Not so fast, say net neutrality advocates. "Speculating this early is not a worthwhile endeavor," said Andrew Schwartzman, Georgetown Law Institute for Public Representation senior counselor. "I can say this much: absent legislation, I’m pretty sure it would take a while to reverse the Title II decision administratively, and that it would require findings of fact that would be subject to judicial review.”

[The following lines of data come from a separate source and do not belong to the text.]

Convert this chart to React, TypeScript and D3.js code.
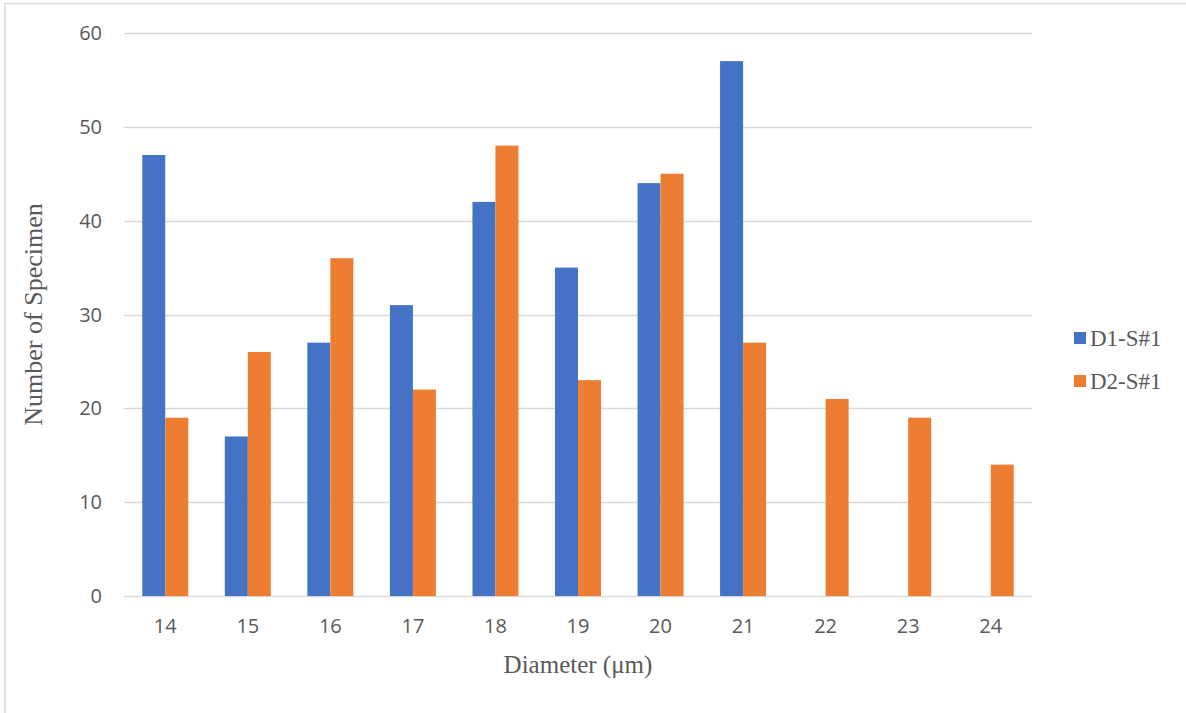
import React from "react";
import * as d3 from "d3";

// Fibre diameter histogram for two samples
const diameters = ["14", "15", "16", "17", "18", "19", "20", "21", "22", "23", "24"];
const seriesNames = ["D1-S#1", "D2-S#1"];
const d1Counts = [47, 17, 27, 31, 42, 35, 44, 57, 0, 0, 0];
const d2Counts = [19, 26, 36, 22, 48, 23, 45, 27, 21, 19, 14];
const yTicks = [0, 10, 20, 30, 40, 50, 60];

const colors = ["#4472C4", "#ED7D31"];
const textColor = "#595959";
const gridColor = "#D9D9D9";
const tickFont = "'Open Sans', 'Liberation Sans', sans-serif";
const titleFont = "'Liberation Serif', 'Times New Roman', serif";

export default function App() {
  const width = 1186;
  const height = 713;
  const plot = { left: 124, right: 1032, top: 33, bottom: 596 };

  const x = d3
    .scaleBand<string>()
    .domain(diameters)
    .range([plot.left, plot.right])
    .paddingInner(0)
    .paddingOuter(0);

  const barW = 23;
  const xSub = d3
    .scaleBand<string>()
    .domain(seriesNames)
    .range([x.bandwidth() / 2 - barW, x.bandwidth() / 2 + barW]);

  const y = d3.scaleLinear().domain([0, 60]).range([plot.bottom, plot.top]);

  const series = [d1Counts, d2Counts];

  return (
    <svg
      width={width}
      height={height}
      style={{ position: "absolute", left: 0, top: 0, background: "#fff" }}
    >
      {/* outer chart frame */}
      <rect x={5} y={3.5} width={width + 10} height={height + 10} fill="#fff" stroke={gridColor} strokeWidth={1.5} />

      {/* horizontal gridlines */}
      {yTicks.map((t) => (
        <line
          key={t}
          x1={plot.left}
          x2={plot.right}
          y1={Math.round(y(t)) + 0.5}
          y2={Math.round(y(t)) + 0.5}
          stroke={gridColor}
          strokeWidth={1.3}
        />
      ))}

      {/* y tick labels */}
      {yTicks.map((t) => (
        <text
          key={"yl" + t}
          x={102}
          y={y(t)}
          dy="0.35em"
          textAnchor="end"
          fill={textColor}
          fontFamily={tickFont}
          fontSize={20}
        >
          {t}
        </text>
      ))}

      {/* bars */}
      {series.map((vals, si) =>
        vals.map((v, i) =>
          v > 0 ? (
            <rect
              key={si + "-" + i}
              x={(x(diameters[i]) ?? 0) + (xSub(seriesNames[si]) ?? 0)}
              y={y(v)}
              width={barW}
              height={y(0) - y(v)}
              fill={colors[si]}
            />
          ) : null
        )
      )}

      {/* x tick labels */}
      {diameters.map((d) => (
        <text
          key={"xl" + d}
          x={(x(d) ?? 0) + x.bandwidth() / 2}
          y={626}
          dy="0.35em"
          textAnchor="middle"
          fill={textColor}
          fontFamily={tickFont}
          fontSize={20}
        >
          {d}
        </text>
      ))}

      {/* axis titles */}
      <text
        x={(plot.left + plot.right) / 2}
        y={673}
        textAnchor="middle"
        fill={textColor}
        fontFamily={titleFont}
        fontSize={25}
      >
        Diameter (μm)
      </text>
      <text
        transform={`translate(42, ${(plot.top + plot.bottom) / 2}) rotate(-90)`}
        textAnchor="middle"
        fill={textColor}
        fontFamily={titleFont}
        fontSize={26}
      >
        Number of Specimen
      </text>

      {/* legend */}
      {seriesNames.map((name, i) => (
        <g key={name} transform={`translate(1074, ${338 + i * 43})`}>
          <rect x={0} y={-6} width={12} height={12} fill={colors[i]} />
          <text
            x={16}
            y={0}
            dy="0.35em"
            fill={textColor}
            fontFamily={titleFont}
            fontSize={23}
          >
            {name}
          </text>
        </g>
      ))}
    </svg>
  );
}
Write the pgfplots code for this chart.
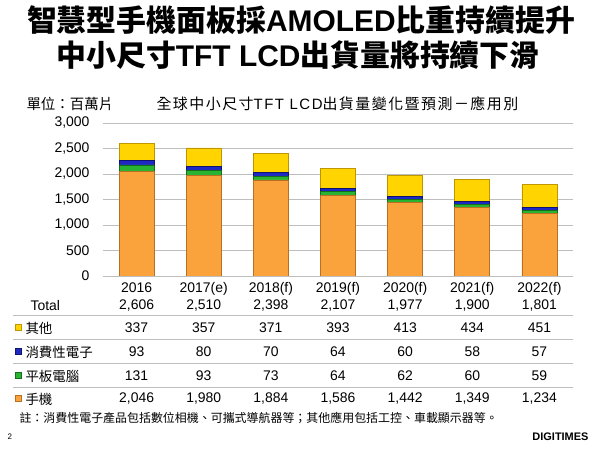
\documentclass[border=0pt]{standalone}
\usepackage{pgfplots}
\pgfplotsset{compat=1.18}
\usepackage{fontspec}
\setmainfont{Liberation Sans}
\newfontfamily\cjk{Noto Sans CJK TC}
\newfontfamily\cjkwide[LetterSpace=10]{Noto Sans CJK TC}
\newfontfamily\latinwide[LetterSpace=10]{Liberation Sans}

\definecolor{phone}{RGB}{250,162,60}
\definecolor{phoneedge}{RGB}{185,112,35}
\definecolor{tablet}{RGB}{40,180,50}
\definecolor{tabletedge}{RGB}{20,110,25}
\definecolor{consumer}{RGB}{30,40,195}
\definecolor{consumeredge}{RGB}{15,20,110}
\definecolor{other}{RGB}{255,212,0}
\definecolor{otheredge}{RGB}{190,150,0}
\definecolor{gridgray}{RGB}{190,190,190}

% shipments by application, million units
\pgfplotstableread{
x phone tablet consumer other
0 2046 131 93 337
1 1980 93 80 357
2 1884 73 70 371
3 1586 64 64 393
4 1442 62 60 413
5 1349 60 58 434
6 1234 59 57 451
}\shipments

\begin{document}
\begin{tikzpicture}[x=1bp,y=1bp]
\useasboundingbox (0,0) rectangle (600,450);

% headline
\node[font=\fontsize{30}{33}\selectfont\bfseries] at (301,430)
  {{\cjk 智慧型手機面板採}AMOLED{\cjk 比重持續提升}};
\node[font=\fontsize{30}{33}\selectfont\bfseries] at (298,395)
  {{\cjk 中小尺寸}TFT LCD{\cjk 出貨量將持續下滑}};

% chart captions
\node[anchor=west,font=\fontsize{14.5}{16}\selectfont] at (23,346) {{\cjk 單位：百萬片}};
\node[anchor=west,font=\fontsize{15}{17}\selectfont] at (153,346)
  {{\cjkwide 全球中小尺寸}{\latinwide TFT LCD}{\cjkwide 出貨量變化暨預測－應用別}};

\begin{axis}[
  at={(103bp,174bp)}, anchor=south west,
  scale only axis, width=470bp, height=153bp,
  xmin=-0.5, xmax=6.5, ymin=0, ymax=3000,
  ybar stacked, bar width=35bp,
  axis line style={draw=none},
  major tick length=0pt,
  ytick={0,500,...,3000},
  scaled y ticks=false,
  /pgf/number format/assume math mode=true,
  /pgf/number format/1000 sep={,},
  ymajorgrids, grid style={gridgray, line width=0.9pt},
  xtick={0,...,6},
  xticklabels={2016,2017(e),2018(f),2019(f),2020(f),2021(f),2022(f)},
  tick label style={font=\fontsize{14}{16}\selectfont},
  yticklabel style={xshift=-10bp},
  xticklabel style={yshift=-3bp},
]
\addplot[fill=phone, draw=phoneedge, line width=0.8pt] table[x=x,y=phone] {\shipments};
\addplot[fill=tablet, draw=tabletedge, line width=0.8pt] table[x=x,y=tablet] {\shipments};
\addplot[fill=consumer, draw=consumeredge, line width=0.8pt] table[x=x,y=consumer] {\shipments};
\addplot[fill=other, draw=otheredge, line width=0.8pt] table[x=x,y=other] {\shipments};
\end{axis}

% data table under the chart
\begin{scope}[font=\fontsize{14}{16}\selectfont]
\node[anchor=west] at (27,144) {Total};
\foreach \v [count=\i from 0] in {{2,606},{2,510},{2,398},{2,107},{1,977},{1,900},{1,801}}
  \node at ({103+67.14*(\i+0.5)},144) {\v};
\foreach \v [count=\i from 0] in {337,357,371,393,413,434,451}
  \node at ({103+67.14*(\i+0.5)},122) {\v};
\foreach \v [count=\i from 0] in {93,80,70,64,60,58,57}
  \node at ({103+67.14*(\i+0.5)},98) {\v};
\foreach \v [count=\i from 0] in {131,93,73,64,62,60,59}
  \node at ({103+67.14*(\i+0.5)},74) {\v};
\foreach \v [count=\i from 0] in {{2,046},{1,980},{1,884},{1,586},{1,442},{1,349},{1,234}}
  \node at ({103+67.14*(\i+0.5)},51) {\v};
\end{scope}

\foreach \yy in {135,111,87,63}
  \draw[gridgray, line width=0.9pt] (13,\yy) -- (573,\yy);

% row labels with colour keys
\begin{scope}[font=\fontsize{13.5}{15}\selectfont\cjk]
\node[anchor=west] at (22,122) {其他};
\node[anchor=west] at (22,98) {消費性電子};
\node[anchor=west] at (22,74) {平板電腦};
\node[anchor=west] at (22,51) {手機};
\end{scope}
\fill[other, draw=otheredge, line width=0.5pt] (15,120) rectangle (21,126);
\fill[consumer, draw=consumeredge, line width=0.5pt] (15,96) rectangle (21,102);
\fill[tablet, draw=tabletedge, line width=0.5pt] (15,72) rectangle (21,78);
\fill[phone, draw=phoneedge, line width=0.5pt] (15,49) rectangle (21,55);

% footnote, page number, logo
\node[anchor=west,font=\fontsize{12}{13}\selectfont\cjk] at (16,32)
  {註：消費性電子產品包括數位相機、可攜式導航器等；其他應用包括工控、車載顯示器等。};
\node[anchor=west,font=\fontsize{8}{9}\selectfont] at (4,13) {2};
\node[anchor=east,font=\fontsize{11}{12}\selectfont\bfseries] at (592,13) {DIGITIMES};
\end{tikzpicture}
\end{document}
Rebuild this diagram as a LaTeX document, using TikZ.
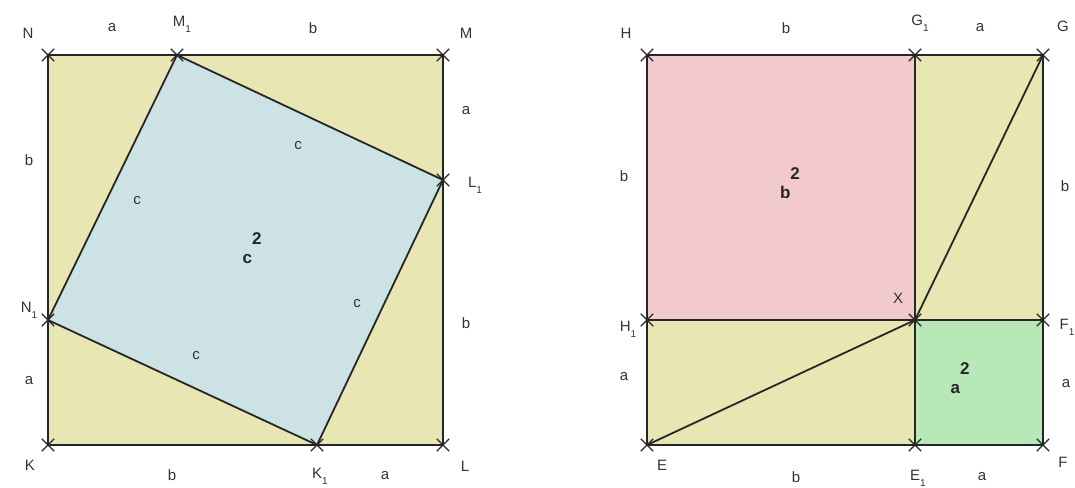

Net neutrality has "a great deal of grassroots support, including among Trump voters," Feld emailed. "It's hard to cast doing favors for the big telecoms as 'draining the swamp' and fighting 'crony capitalism.' I will point out that we are now more than 10 years into the effort to get rid of the media ownership rules. That doesn't mean that folks inside the beltway won't try. But just as getting rid of broadcast ownership rules turned out to be a lot harder than folks expected, I suspect that getting rid of net neutrality will also be harder than expected. There is no doubt that the new Administration has the tools to reverse net neutrality and Title II. There is also no doubt that the grassroots will fight to preserve it. We will see who wins.”
Szoka said he expects Congress will pass legislation that says broadband isn't a Title II telecom service, and Telecom Act Section 706 isn't an independent source of broadband authority. He said the best solution on net neutrality policy would be for lawmakers to negotiate actual duties that telco and cable broadband providers and others could live under, with the FCC's 2010 rules a good template. At the other end of the spectrum, he said, would be legislation repealing the FCC's authority and simply leaving net neutrality enforcement to the FTC. In between would be FCC or FTC rulemakings that could write more targeted rules, he said.